L’arrivée du franquisme en Espagne oblige Ama et les siens à quitter leur confort bourgeois pour un exil de l’autre côté de la Bidassoa, à Hendaye. La seconde guerre mondiale les enfonce un peu plus sur le sol français et ils s’installent dans une ferme les Landes. De servie, Ama devient la servante des autres. Aïta devenu métayer, cultive la terre qu’il aime tant travailler qui lui permet de nourrir sa famille. Ils ont vécu tout cela chacun de leur côté. Surtout ne pas alarmer l’autre, rester unis. Aïta garde pour lui ses soucis, ses peurs. Ama les écrit dans un cahier qui la suit partout jusqu’au jour où… Ce cahier est sa soupape, un souffle absolument indispensable pour ne pas tomber comme lorsqu’elle découvre sa grossesse et ce qu’il adviendra. Ils ont chacun leur béquille à elle le cahier, à lui le travail de la terre.
Etre ensemble pour supporter le déracinement, pour supporter la peur, pour supporter le bouleversement, le changement radical de vie… Etre ensemble pour se réchauffer le cœur.

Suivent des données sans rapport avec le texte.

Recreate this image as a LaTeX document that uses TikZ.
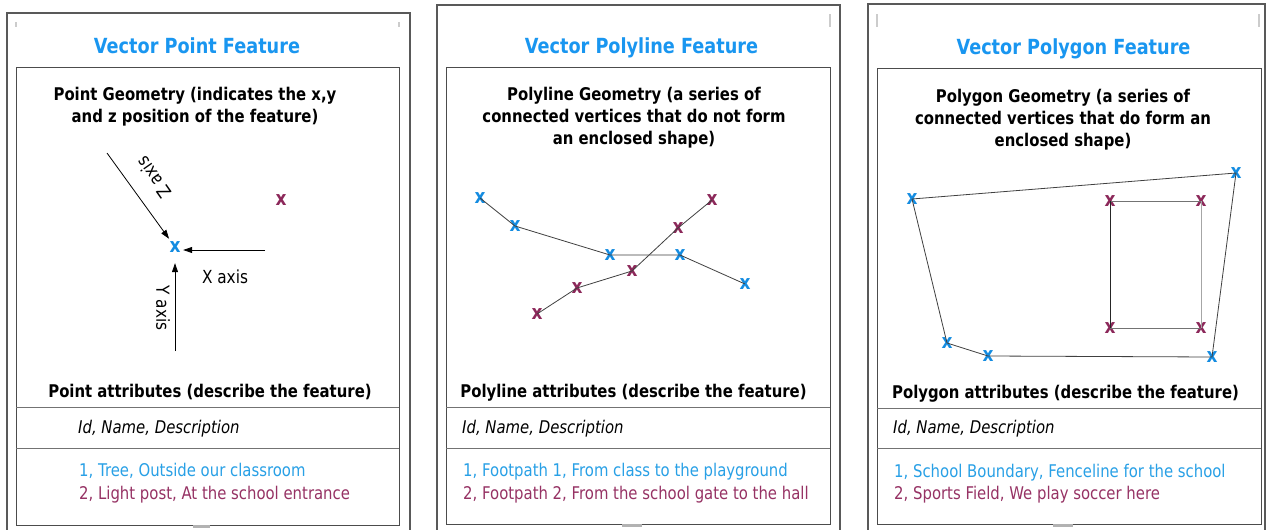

Ce socle d’amour leur permet d’accepter la dégradation de leurs conditions de vie, de continuer à vivre, de se réinventer une nouvelle vie. « Je ne regrette pas d’avoir rencontré celle que je suis aujourd’hui. La vie s’est montrée à moi sous un nouveau jour, parfois sombre, mais toujours instructif et riche »
J’ai aimé le passage où Otzan, le frère aîné raconte un conte à ses frères. « Otzan de bonne grâce, ne bride pas son imagination et ridiculise autant qu’il le peut ce dictateur qui a obligé des familles entière à se séparer, à se haïr, à s’entretuer. »
Les pages du carnet d’Ama donnent à ce livre une simplicité, une profondeur émouvante.
Léonor de Récondo est musicienne et cela se sent dans son écriture. Ce livre est une pure merveille de retenue, de beauté. Léonor de Récondo m’a de nouveau faite vibrer avec ce livre fort, émouvant, rarement gai, souvent triste, sans aucune emphase, simplement superbe.